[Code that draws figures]
───

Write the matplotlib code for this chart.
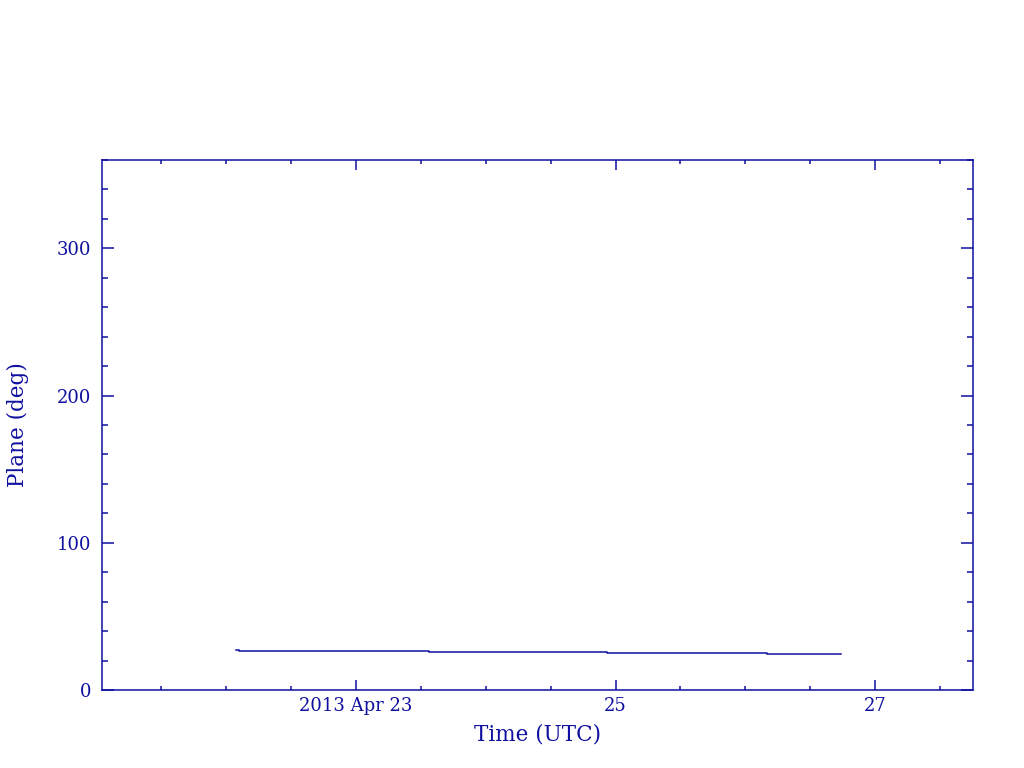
import matplotlib
matplotlib.use("Agg")
import matplotlib.pyplot as plt
import matplotlib.dates as mdates
import pandas as pd

# step-wise plane angle readings
times = pd.to_datetime([
    "2013-04-22 01:47", "2013-04-22 02:25", "2013-04-22 02:25",
    "2013-04-23 13:30", "2013-04-23 13:30", "2013-04-24 22:25",
    "2013-04-24 22:25", "2013-04-26 04:02", "2013-04-26 04:02",
    "2013-04-26 17:40",
])
plane = [27.0, 27.0, 26.3, 26.3, 25.6, 25.6, 25.0, 25.0, 24.3, 24.3]

xlim = pd.to_datetime(["2013-04-21 01:00", "2013-04-27 18:07"])
col = "#1010a0"

plt.rcParams['font.family'] = ['DejaVu Serif']

fig = plt.figure(figsize=(10.24, 7.68), dpi=100)
ax = fig.add_axes([102 / 1024, 78 / 768, 871 / 1024, 530 / 768])
ax.plot(times, plane, color=col, lw=1.1)

ax.set_xlim(xlim[0], xlim[1])
ax.set_ylim(0, 360)
ax.set_yticks([0, 100, 200, 300])
ax.yaxis.set_minor_locator(plt.MultipleLocator(20))

ax.xaxis.set_major_locator(mdates.DayLocator(bymonthday=[23, 25, 27]))
ax.xaxis.set_minor_locator(mdates.HourLocator(byhour=[0, 12]))


def fmt(x, pos):
    d = mdates.num2date(x)
    if d.day == 23:
        return "2013 Apr 23"
    return str(d.day)


ax.xaxis.set_major_formatter(plt.FuncFormatter(fmt))

for s in ax.spines.values():
    s.set_color(col)
    s.set_linewidth(1.1)
ax.tick_params(which='both', direction='in', top=True, right=True, colors=col,
               labelsize=13, width=1.1)
ax.tick_params(axis='y', which='major', length=8.5, pad=8)
ax.tick_params(axis='y', which='minor', length=4)
ax.tick_params(axis='x', which='major', length=7, pad=5)
ax.tick_params(axis='x', which='minor', length=3)

ax.set_xlabel("Time (UTC)", color=col, fontsize=15.5, labelpad=6)
ax.set_ylabel("Plane (deg)", color=col, fontsize=15.5, labelpad=20)

fig.savefig("out.png", dpi=100)
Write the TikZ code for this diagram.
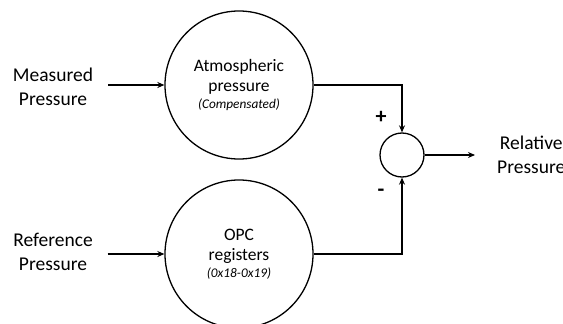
\documentclass[tikz,border=0pt]{standalone}
\usepackage{fontspec}
\setmainfont{Carlito}
\usetikzlibrary{arrows.meta}
\begin{document}
\begin{tikzpicture}[x=1pt,y=-1pt,
  lbl/.style={align=center,font=\fontsize{19.5}{23.5}\selectfont,inner sep=0pt},
  blk/.style={draw,circle,line width=1.3pt,minimum size=148pt,inner sep=0pt,align=center,font=\fontsize{17.5}{20}\selectfont},
  arr/.style={line width=1.3pt,-{Stealth[length=7pt,width=6pt]}},
  sgn/.style={font=\fontsize{22}{24}\selectfont\bfseries,inner sep=0pt}]
\useasboundingbox (0,0) rectangle (563,324);
\node[lbl,outer xsep=15pt] (mp) at (53,87) {Measured\\Pressure};
\node[lbl,outer xsep=15pt] (rp) at (53,252) {Reference\\Pressure};
\node[blk] (top) at (239,85) {Atmospheric\\pressure\\[-3pt]{\fontsize{13.3}{15}\selectfont\itshape (Compensated)}};
\node[blk] (bot) at (239,254) {OPC\\registers\\[-3pt]{\fontsize{13.3}{15}\selectfont\itshape (0x18-0x19)}};
\node[draw,circle,line width=1.3pt,minimum size=44pt,inner sep=0pt] (sum) at (402,155) {};
\node[lbl,anchor=west,inner xsep=22pt] (rel) at (475,155) {Relative\\Pressure};
\node[sgn] (plus) at (381,117) {+};
\node[sgn] (minus) at (381,193) {-};
\draw[arr] (mp.east |- top.west) -- (top.west);
\draw[arr] (rp.east |- bot.west) -- (bot.west);
\draw[arr] (top.east) -| (sum.north);
\draw[arr] (bot.east) -| (sum.south);
\draw[arr] (sum.east) -- (rel.west);
\end{tikzpicture}
\end{document}
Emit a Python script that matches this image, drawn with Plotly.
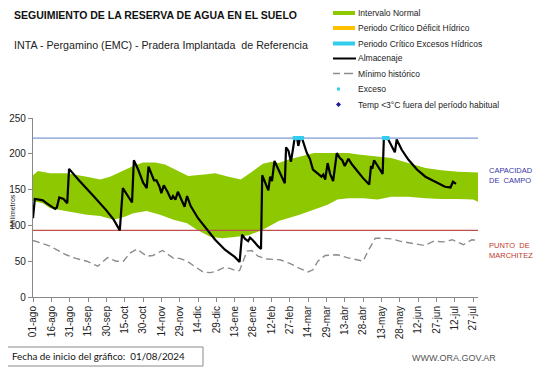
import plotly.graph_objects as go

# ---------------- data (day index from 01/08/2024) ----------------
tick_dias = [0, 15, 30, 45, 60, 75, 90, 105, 120, 135, 150, 165, 180, 195, 210,
             225, 240, 255, 270, 285, 300, 315, 330, 345, 360]
tick_labels = ["01-ago", "16-ago", "31-ago", "15-sep", "30-sep", "15-oct", "30-oct",
               "14-nov", "29-nov", "14-dic", "29-dic", "13-ene", "28-ene", "12-feb",
               "27-feb", "14-mar", "29-mar", "13-abr", "28-abr", "13-may", "28-may",
               "12-jun", "27-jun", "12-jul", "27-jul"]

sup_dias = [0, 4, 14, 27, 44, 55, 63, 82, 90, 100, 108, 118, 127, 140, 149, 160, 170,
            180, 188, 195, 201, 209, 218, 230, 241, 258, 266, 282, 293, 307, 321, 334,
            348, 364]
sup_vals = [170, 176, 173, 173, 168, 164, 168, 183, 188, 188, 185, 176, 169, 171, 173,
            168, 164, 176, 186, 189, 187, 192, 196, 201, 201, 201, 199, 196, 194, 187,
            180, 177, 175, 174]

inf_dias = [0, 8, 14, 27, 44, 55, 66, 75, 82, 93, 104, 115, 126, 134, 145, 155, 165,
            176, 188, 201, 218, 229, 241, 249, 258, 270, 282, 293, 307, 321, 334, 348,
            360, 364]
inf_vals = [134, 131, 124, 120, 115, 113, 108, 112, 117, 120, 115, 108, 103, 94, 84, 82,
            84, 86, 94, 106, 115, 122, 129, 136, 138, 138, 136, 140, 140, 138, 137, 137,
            136, 133]

alm_dias = [0, 1.5, 5, 8, 11, 15, 18, 19.5, 21.5, 25, 28, 29.5, 37, 50, 60, 66, 69, 71,
            73.5, 78, 81, 82.5, 86, 90, 93, 94.5, 97, 99, 101, 103.5, 105, 107, 110, 113,
            114.5, 116.5, 118.5, 121, 124, 126, 129, 135, 140, 143, 149, 157, 165, 169,
            171, 173.5, 176, 177.5, 180, 184, 186.5, 187.5, 191, 192.5, 194, 195.5, 197.5,
            200.5, 203.5, 206, 207, 209, 211, 212.5, 214, 216, 217, 218.5, 220, 224, 226.5,
            229, 233, 236, 237.5, 239, 241, 243, 245.5, 248.5, 251, 253, 255, 258, 261,
            266, 270, 275, 276.5, 277.5, 279, 286, 287, 290, 293, 296, 297.5, 301.5, 307,
            314, 321, 329, 337, 341.5, 343.5, 346]
alm_vals = [110, 137, 136, 135, 131, 127, 123, 125, 139, 137, 131, 179, 164, 140, 121,
            108, 100, 93, 152, 140, 132, 191, 178, 160, 152, 182, 172, 163, 163, 154, 145,
            156, 147, 136, 141, 136, 147, 137, 126, 141, 127, 110, 99, 94, 80, 66, 56, 49,
            87, 81, 78, 83, 79, 71, 67, 170, 157, 149, 168, 162, 190, 180, 168, 159, 209,
            204, 189, 205, 222, 222, 211, 222, 222, 201, 193, 178, 173, 168, 171, 164, 187,
            172, 162, 201, 194, 191, 183, 193, 185, 174, 166, 157, 183, 179, 191, 172, 222,
            222, 212, 202, 220, 206, 192, 178, 168, 161, 154, 153, 161, 158]

min_dias = [0, 14, 27, 35, 44, 53, 61, 68, 74, 79, 85, 93, 98, 106, 115, 120, 126, 134,
            139, 145, 150, 156, 161, 167, 169, 175, 179, 184, 191, 202, 210, 218, 225, 229,
            233, 239, 249, 257, 270, 274, 280, 287, 294, 300, 309, 320, 328, 336, 343, 352,
            359, 364]
min_vals = [79, 71, 59, 54, 50, 43, 55, 50, 50, 61, 67, 57, 58, 65, 54, 54, 50, 40, 35,
            34, 36, 41, 40, 36, 37, 64, 65, 57, 53, 52, 47, 40, 35, 38, 50, 58, 59, 55, 50,
            64, 82, 82, 81, 78, 75, 72, 78, 77, 80, 73, 80, 79]

exc_dias = [214, 215, 216, 218, 219, 220, 287, 288, 289, 290]
exc_vals = [222, 222, 222, 222, 222, 222, 222, 222, 222, 222]

capacidad_campo = 222
punto_marchitez = 93

# ---------------- figure ----------------
OFF = 8                      # page body margin
W, H = 541 - OFF, 368 - OFF
L, R, T, B = 25, 63, 110, 71
FONT = "Liberation Sans, Arial, sans-serif"
GREEN = "#8dc800"


def px(x):   # screen px -> paper
    return (x - OFF - L) / (W - L - R)


def py(y):
    return (H - B - (y - OFF)) / (H - T - B)


fig = go.Figure()
fig.add_trace(go.Scatter(x=inf_dias, y=inf_vals, mode="lines", line=dict(width=0, color=GREEN),
                         hoverinfo="skip", name="inf"))
fig.add_trace(go.Scatter(x=sup_dias, y=sup_vals, mode="lines", line=dict(width=0, color=GREEN),
                         fill="tonexty", fillcolor=GREEN, name="Intervalo Normal"))
fig.add_trace(go.Scatter(x=[0, 364], y=[capacidad_campo] * 2, mode="lines",
                         line=dict(color="#7f9ad6", width=1.2), name="CC"))
fig.add_trace(go.Scatter(x=[0, 364], y=[punto_marchitez] * 2, mode="lines",
                         line=dict(color="#c0504d", width=1.2), name="PMP"))
fig.add_trace(go.Scatter(x=min_dias, y=min_vals, mode="lines",
                         line=dict(color="#8c8c8c", width=1.4, dash="7px,4px"),
                         name="Mínimo histórico"))
fig.add_trace(go.Scatter(x=alm_dias, y=alm_vals, mode="lines",
                         line=dict(color="black", width=2.2), name="Almacenaje"))
fig.add_trace(go.Scatter(x=exc_dias, y=exc_vals, mode="markers",
                         marker=dict(color="#33ccee", size=4, symbol="square"), name="Exceso"))

fig.update_layout(
    width=W, height=H, margin=dict(l=L, r=R, t=T, b=B, autoexpand=False),
    paper_bgcolor="white", plot_bgcolor="white", showlegend=False,
    font=dict(family=FONT, size=10, color="#222"),
)
fig.update_xaxes(range=[0, 364], tickmode="array", tickvals=tick_dias, ticktext=tick_labels,
                 tickangle=-90, showgrid=False, zeroline=False, showline=True, automargin=False,
                 linecolor="#888", linewidth=1, ticks="outside", ticklen=4, tickcolor="#888",
                 tickfont=dict(size=10, color="#222"))
fig.update_yaxes(range=[0, 250], tickvals=[0, 50, 100, 150, 200, 250], showgrid=False,
                 zeroline=False, showline=True, linecolor="#888", linewidth=1.2, automargin=False,
                 ticks="outside", ticklen=4, tickcolor="#888",
                 tickfont=dict(size=10, color="#222"))

ann = []
shapes = []


def text(x, y, s, size, color="#222", bold=False, anchor="left", angle=0, fam=FONT):
    ann.append(dict(x=px(x), y=py(y), xref="paper", yref="paper", text=f"<b>{s}</b>" if bold else s,
                    showarrow=False, xanchor=anchor, yanchor="middle", textangle=angle,
                    font=dict(size=size, color=color, family=fam), align="left"))


text(12, 15, "SEGUIMIENTO DE LA RESERVA DE AGUA EN EL SUELO", 10.5, "#111", bold=True)
text(12, 45, "INTA - Pergamino (EMC) - Pradera Implantada  de Referencia", 10.7, "#222")
text(12, 211, "Milímetros", 7, "#222", anchor="center", angle=-90)
text(487, 175, "CAPACIDAD<br>DE  CAMPO", 7.5, "#3636a6")
text(487, 250, "PUNTO  DE<br>MARCHITEZ", 7.5, "#c0392b")
text(498, 358, "WWW.ORA.GOV.AR", 9, "#555", anchor="right")
text(10, 356, "Fecha de inicio del gráfico:  01/08/2024", 9.8, "#111", fam="Lato, Open Sans, sans-serif")

shapes.append(dict(type="rect", xref="paper", yref="paper", x0=px(4), x1=px(203), y0=py(347),
                   y1=py(366), line=dict(color="#8a8a8a", width=1), fillcolor="rgba(0,0,0,0)"))

# legend (drawn manually)
leg_y = [13, 28, 43.5, 58.5, 73.5, 89, 104.5]
leg_txt = ["Intervalo Normal", "Periodo Crítico Déficit Hídrico", "Periodo Crítico Excesos Hídricos",
           "Almacenaje", "Mínimo histórico", "Exceso", "Temp <3°C fuera del período habitual"]
for i, (yy, s) in enumerate(zip(leg_y, leg_txt)):
    text(356, yy, s, 8.5, "#222")
bars = [GREEN, "#ffc000", "#33ccee"]
for yy, c in zip(leg_y[:3], bars):
    shapes.append(dict(type="rect", xref="paper", yref="paper", x0=px(333), x1=px(355),
                       y0=py(yy + 2), y1=py(yy - 2), line=dict(width=0), fillcolor=c))
shapes.append(dict(type="line", xref="paper", yref="paper", x0=px(333), x1=px(356),
                   y0=py(leg_y[3]), y1=py(leg_y[3]), line=dict(color="black", width=2)))
for a, b in [(333, 340), (344, 353)]:
    shapes.append(dict(type="line", xref="paper", yref="paper", x0=px(a), x1=px(b),
                       y0=py(leg_y[4]), y1=py(leg_y[4]), line=dict(color="#8c8c8c", width=1.5)))
shapes.append(dict(type="rect", xref="paper", yref="paper", x0=px(337), x1=px(340),
                   y0=py(leg_y[5] + 1.5), y1=py(leg_y[5] - 1.5), line=dict(width=0), fillcolor="#33ccee"))
cx, cy = 338.5, leg_y[6]
shapes.append(dict(type="path", xref="paper", yref="paper",
                   path=f"M {px(cx - 2.5)},{py(cy)} L {px(cx)},{py(cy - 2.5)} L {px(cx + 2.5)},{py(cy)} "
                        f"L {px(cx)},{py(cy + 2.5)} Z",
                   line=dict(width=0), fillcolor="#1a1a9a"))

fig.update_layout(annotations=ann, shapes=shapes)
fig.write_html("out.html")
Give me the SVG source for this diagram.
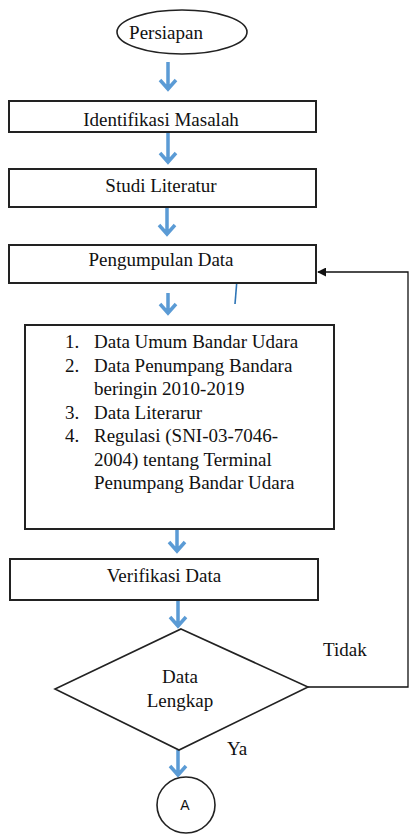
<svg xmlns="http://www.w3.org/2000/svg" width="409" height="834" viewBox="0 0 409 834">
<defs>
<style>
.box{fill:#fff;stroke:#222;stroke-width:2}
.shape{fill:#fff;stroke:#222;stroke-width:1.6}
.t{font-family:'Liberation Serif','Times New Roman',serif;font-size:19px;fill:#111}
.c{text-anchor:middle}
.arr{fill:none;stroke:#5B9BD5;stroke-width:3.5;stroke-linejoin:miter;stroke-linecap:butt}
.fb{fill:none;stroke:#111;stroke-width:1.3}
</style>
<marker id="ah" viewBox="0 0 10 10" refX="9" refY="5" markerWidth="9" markerHeight="9" markerUnits="userSpaceOnUse" orient="auto">
<path d="M0,0 L10,5 L0,10 Z" fill="#111"/>
</marker>
</defs>
<g id="connectors">
<path class="arr" d="M168,62 V89 M160,80 L168,89 L176,80"/>
<path class="arr" d="M168,133 V162 M160,153 L168,162 L176,153"/>
<path class="arr" d="M167,207 V234 M159,225 L167,234 L175,225"/>
<path class="arr" d="M168,293 V313 M160,304 L168,313 L176,304"/>
<path class="arr" d="M177,529 V551 M169,542 L177,551 L185,542"/>
<path class="arr" d="M178,600 V626 M170,617 L178,626 L186,617"/>
<path class="arr" d="M178,750 V775 M170,766 L178,775 L186,766"/>
<path class="fb" d="M308,687 H408 V272 H318" marker-end="url(#ah)"/>
<line x1="238" y1="267" x2="235" y2="304" stroke="#2E75B6" stroke-width="1.6"/>
<text class="t" x="323" y="656">Tidak</text>
<text class="t" x="227" y="755">Ya</text>
</g>
<g id="persiapan">
<ellipse class="shape" cx="182" cy="32" rx="65" ry="22"/>
<text class="t c" x="166" y="39">Persiapan</text>
</g>
<g id="identifikasi">
<rect class="box" x="9" y="101" width="307" height="31"/>
<text class="t c" x="161" y="126">Identifikasi Masalah</text>
</g>
<g id="studi">
<rect class="box" x="9" y="169" width="307" height="38"/>
<text class="t c" x="161" y="192">Studi Literatur</text>
</g>
<g id="pengumpulan">
<rect class="box" x="9" y="245" width="307" height="38"/>
<text class="t c" x="161" y="266">Pengumpulan Data</text>
</g>
<g id="datalist">
<rect class="box" x="25" y="325" width="309" height="204"/>
<text class="t" x="65" y="348">1.</text>
<text class="t" x="94" y="348">Data Umum Bandar Udara</text>
<text class="t" x="65" y="371.5">2.</text>
<text class="t" x="94" y="371.5">Data Penumpang Bandara</text>
<text class="t" x="94" y="395">beringin 2010-2019</text>
<text class="t" x="65" y="418.5">3.</text>
<text class="t" x="94" y="418.5">Data Literarur</text>
<text class="t" x="65" y="442">4.</text>
<text class="t" x="94" y="442">Regulasi (SNI-03-7046-</text>
<text class="t" x="94" y="465.5">2004) tentang Terminal</text>
<text class="t" x="94" y="489">Penumpang Bandar Udara</text>
</g>
<g id="verifikasi">
<rect class="box" x="10" y="559" width="308" height="41"/>
<text class="t c" x="164" y="582">Verifikasi Data</text>
</g>
<g id="lengkap">
<polygon class="shape" points="181,629 308,687 179,750 55,689"/>
<text class="t c" x="180" y="683">Data</text>
<text class="t c" x="180" y="707">Lengkap</text>
</g>
<g id="connectorA">
<ellipse class="shape" cx="186" cy="805" rx="29" ry="28"/>
<text x="185" y="810" text-anchor="middle" font-family="'Liberation Sans', Arial, sans-serif" font-size="14" fill="#111">A</text>
</g>
</svg>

───

> [SET EXERCISE]: Return, unchanged, the lines from the first line of the material through the line that holds "import pandas as pd", inclusive, omitting pictures.

> [THE OUTPUT]:
Write the matplotlib code for this chart.
import matplotlib
matplotlib.use("Agg")
import matplotlib.pyplot as plt
import matplotlib.dates as mdates
import pandas as pd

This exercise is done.